Plotting code records
▼▼▼

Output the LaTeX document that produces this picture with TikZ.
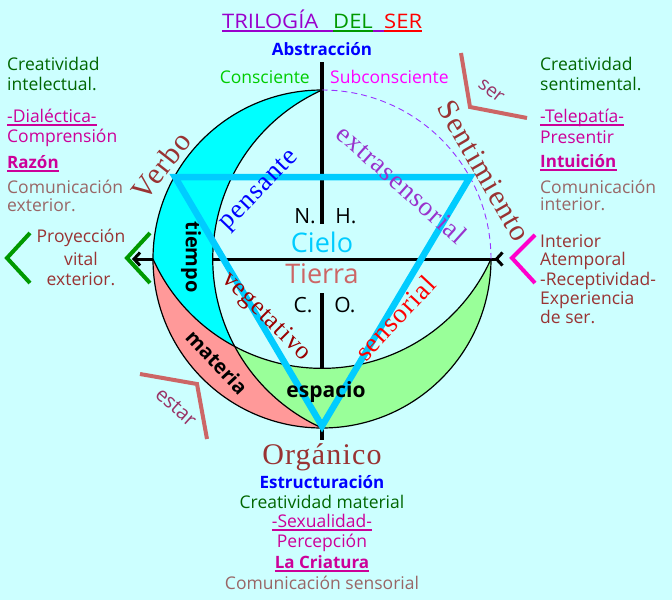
\documentclass[tikz,border=0pt]{standalone}
\usepackage{fontspec}
\usetikzlibrary{arrows.meta}
\newfontfamily\cs{Open Sans}
\newfontfamily\sr[LetterSpace=4]{Liberation Serif}
\newcommand\fsz[1]{\fontsize{#1}{#1}\selectfont}
\definecolor{bgc}{HTML}{CCFFFF}
\definecolor{cyanc}{HTML}{00FFFF}
\definecolor{pinkc}{HTML}{FF9999}
\definecolor{greenc}{HTML}{99FF99}
\definecolor{tric}{HTML}{00CCFF}
\definecolor{dkgreen}{HTML}{006600}
\definecolor{magc}{HTML}{CC0099}
\definecolor{comc}{HTML}{996666}
\definecolor{brownc}{HTML}{993333}
\definecolor{brgreen}{HTML}{00CC00}
\definecolor{subc}{HTML}{FF00FF}
\definecolor{brackg}{HTML}{009900}
\definecolor{brackm}{HTML}{FF00CC}
\definecolor{titp}{HTML}{9900CC}
\definecolor{extc}{HTML}{9933CC}
\definecolor{vegc}{HTML}{990000}
\definecolor{tierc}{HTML}{CC6666}
\definecolor{serc}{HTML}{993366}
\definecolor{dashc}{HTML}{9933FF}
\begin{document}
\begin{tikzpicture}[x=1pt,y=-1pt,
  txt/.style={inner sep=0pt, font=\cs\fsz{17.5}},
  btxt/.style={inner sep=0pt, font=\cs\bfseries\fsz{17}},
  ttl/.style={inner sep=0pt, font=\cs\fsz{20}, xscale=1.1, transform shape, anchor=base west},
  srf/.style={inner sep=0pt, font=\sr\fsz{30}},
  srs/.style={inner sep=0pt, font=\sr\fsz{27}},
  inner/.style={inner sep=0pt, font=\cs\bfseries\fsz{20}},
  uline/.style={line width=1.8pt},
  bracket/.style={line width=4pt, line join=miter},
  outline/.style={line width=1.2pt, black},
  axis/.style={line width=3.3pt, black}]
\useasboundingbox (0,0) rectangle (672,600);
\fill[bgc] (0,0) rectangle (672,600);
\coordinate (O) at (322,259);
% axes (partly hidden under the crescents)
\draw[axis] (322,62) -- (322,224);
\draw[axis] (322,293) -- (322,440);
\draw[line width=3pt, {Straight Barb[length=6pt,width=13pt]}-{Straight Barb[reversed,length=6pt,width=13pt]}] (132,259) -- (504,259);
% crescents
\fill[cyanc] (322,90) arc[start angle=270, end angle=180, radius=169]
  arc[start angle=155.79, end angle=118.15, radius=185.31]
  arc[start angle=151.85, end angle=245.79, radius=185.31] -- cycle;
\fill[pinkc] (153,259) arc[start angle=180, end angle=90, radius=169]
  arc[start angle=114.21, end angle=151.85, radius=185.31]
  arc[start angle=118.15, end angle=155.79, radius=185.31] -- cycle;
\fill[greenc] (322,428) arc[start angle=90, end angle=0, radius=169]
  arc[start angle=24.21, end angle=118.15, radius=185.31]
  arc[start angle=151.85, end angle=114.21, radius=185.31] -- cycle;
% outlines
\draw[outline] (322,90) arc[start angle=270, end angle=0, radius=169];
\draw[dashc, line width=0.9pt, dash pattern=on 6pt off 4pt] (491,259) arc[start angle=0, end angle=-90, radius=169];
\draw[outline] (322.1,90) arc[start angle=245.79, end angle=114.21, radius=185.31];
\draw[outline] (153,259) arc[start angle=155.79, end angle=24.21, radius=185.31];
% triangle
\draw[tric, line width=6.5pt, line join=miter] (175,177) -- (470,177) -- (322,426) -- cycle;
% brackets
\draw[brackg, bracket] (30,233) -- (7,258) -- (30,283);
\draw[brackg, bracket] (150,233) -- (127,258) -- (150,283);
\draw[brackm, bracket] (535,235) -- (512,258) -- (535,283);
\draw[tierc, bracket] (461,53) -- (470,107) -- (527,118);
\draw[tierc, bracket] (140,374) -- (197,384) -- (207,439);
% title
\node[ttl, text=titp] (t1) at (222,28) {TRILOGÍA};
\node[ttl, text=brackg] (t2) at (333,28) {DEL};
\node[ttl, text=red] (t3) at (384,28) {SER};
\draw[titp, uline] ([yshift=-3pt]t1.base west) -- ([yshift=-3pt]t2.base west);
\draw[brackg, uline] ([yshift=-3pt]t2.base west) -- ([yshift=-3pt]t2.base east);
\draw[titp, uline] ([yshift=-3pt]t2.base east) -- ([yshift=-3pt]t3.base west);
\draw[red, uline] ([yshift=-3pt]t3.base west) -- ([yshift=-3pt]t3.base east);
\node[btxt, text=blue, anchor=base] (abs) at (322,55) {Abstracción};
\node[txt, text=brgreen, anchor=base east] (cons) at (310,83) {Consciente};
\node[txt, text=subc, anchor=base west] (subc) at (330,83) {Subconsciente};
% left column
\node[txt, text=dkgreen, anchor=base west] (l1) at (7,70) {Creatividad};
\node[txt, text=dkgreen, anchor=base west] (l2) at (7,90) {intelectual.};
\node[txt, text=magc, anchor=base west] (l3) at (7,122) {-Dialéctica-};
\draw[magc, uline] ([yshift=-3pt]l3.base west) -- ([yshift=-3pt]l3.base east);
\node[txt, text=magc, anchor=base west] (l4) at (7,142) {Comprensión};
\node[btxt, text=magc, anchor=base west] (l5) at (7,168) {Razón};
\draw[magc, uline] ([yshift=-3pt]l5.base west) -- ([yshift=-3pt]l5.base east);
\node[txt, text=comc, anchor=base west] (l6) at (7,193) {Comunicación};
\node[txt, text=comc, anchor=base west] (l7) at (7,211) {exterior.};
\node[txt, text=brownc, anchor=base] (p1) at (81,242) {Proyección};
\node[txt, text=brownc, anchor=base] (p2) at (81,265) {vital};
\node[txt, text=brownc, anchor=base] (p3) at (81,285) {exterior.};
% right column
\node[txt, text=dkgreen, anchor=base west] (r1) at (540,70) {Creatividad};
\node[txt, text=dkgreen, anchor=base west] (r2) at (540,90) {sentimental.};
\node[txt, text=magc, anchor=base west] (r3) at (540,122) {-Telepatía-};
\draw[magc, uline] ([yshift=-3pt]r3.base west) -- ([yshift=-3pt]r3.base east);
\node[txt, text=magc, anchor=base west] (r4) at (540,143) {Presentir};
\node[btxt, text=magc, anchor=base west] (r5) at (540,167) {Intuición};
\draw[magc, uline] ([yshift=-3pt]r5.base west) -- ([yshift=-3pt]r5.base east);
\node[txt, text=comc, anchor=base west] (r6) at (540,193) {Comunicación};
\node[txt, text=comc, anchor=base west] (r7) at (540,210) {interior.};
\node[txt, text=brownc, anchor=base west] (r8) at (540,247) {Interior};
\node[txt, text=brownc, anchor=base west] (r9) at (540,265) {Atemporal};
\node[txt, text=brownc, anchor=base west] (r10) at (540,285) {-Receptividad-};
\node[txt, text=brownc, anchor=base west] (r11) at (540,304) {Experiencia};
\node[txt, text=brownc, anchor=base west] (r12) at (540,323) {de ser.};
% bottom
\node[srf, text=brownc, anchor=base] (org) at (322,464) {Orgánico};
\node[btxt, text=blue, anchor=base] (b1) at (322,488) {Estructuración};
\node[txt, text=dkgreen, anchor=base] (b2) at (322,508) {Creatividad material};
\node[txt, text=magc, anchor=base] (b3) at (322,527) {-Sexualidad-};
\draw[magc, uline] ([yshift=-3pt]b3.base west) -- ([yshift=-3pt]b3.base east);
\node[txt, text=magc, anchor=base] (b4) at (322,547) {Percepción};
\node[btxt, text=magc, anchor=base] (b5) at (322,568) {La Criatura};
\draw[magc, uline] ([yshift=-3pt]b5.base west) -- ([yshift=-3pt]b5.base east);
\node[txt, text=comc, anchor=base] (b6) at (322,589) {Comunicación sensorial};
% rotated serif labels
\node[srf, text=brownc, rotate=52] (verbo) at (161,166) {Verbo};
\node[srf, text=brownc, rotate=-60] (sent) at (484,171) {Sentimiento};
\node[srs, text=blue, rotate=46] (pens) at (260,191) {pensante};
\node[srs, text=extc, rotate=-42] (extra) at (402,184) {extrasensorial};
\node[srs, font=\sr\fsz{25.5}, text=vegc, rotate=-45] (veg) at (266,317) {vegetativo};
\node[srs, text=red, rotate=47] (sens) at (395,318) {sensorial};
% inner labels
\node[txt, font=\cs\fsz{21}, anchor=base] (nn) at (305,223) {N.};
\node[txt, font=\cs\fsz{21}, anchor=base] (hh) at (346,223) {H.};
\node[txt, font=\cs\fsz{27}, text=tric, anchor=base] (cielo) at (322,252) {Cielo};
\node[txt, font=\cs\fsz{27}, text=tierc, anchor=base] (tierra) at (322,283) {Tierra};
\node[txt, font=\cs\fsz{21}, anchor=base] (cc) at (303,312) {C.};
\node[txt, font=\cs\fsz{21}, anchor=base] (oo) at (345,312) {O.};
\node[inner, rotate=-90] (tiempo) at (191,257) {tiempo};
\node[inner, rotate=-47] (materia) at (217,362) {materia};
\node[inner, font=\cs\bfseries\fsz{21}, anchor=base] (espacio) at (326,397) {espacio};
\node[txt, font=\cs\fsz{19}, text=serc, rotate=-38] (ser) at (491,91) {ser};
\node[txt, font=\cs\fsz{20}, text=serc, rotate=-42] (estar) at (176,407) {estar};
\end{tikzpicture}
\end{document}
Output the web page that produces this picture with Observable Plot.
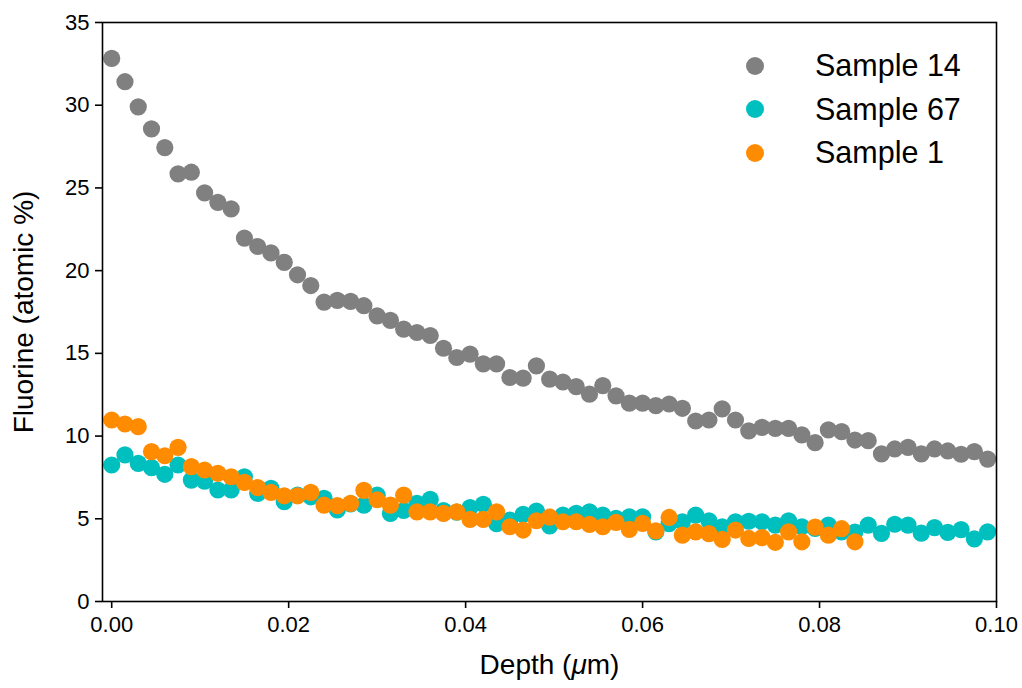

▲▲▲

What you will do :: Work out how many lines above have the string "produces" in them, and give only the number.

Answer below :: 2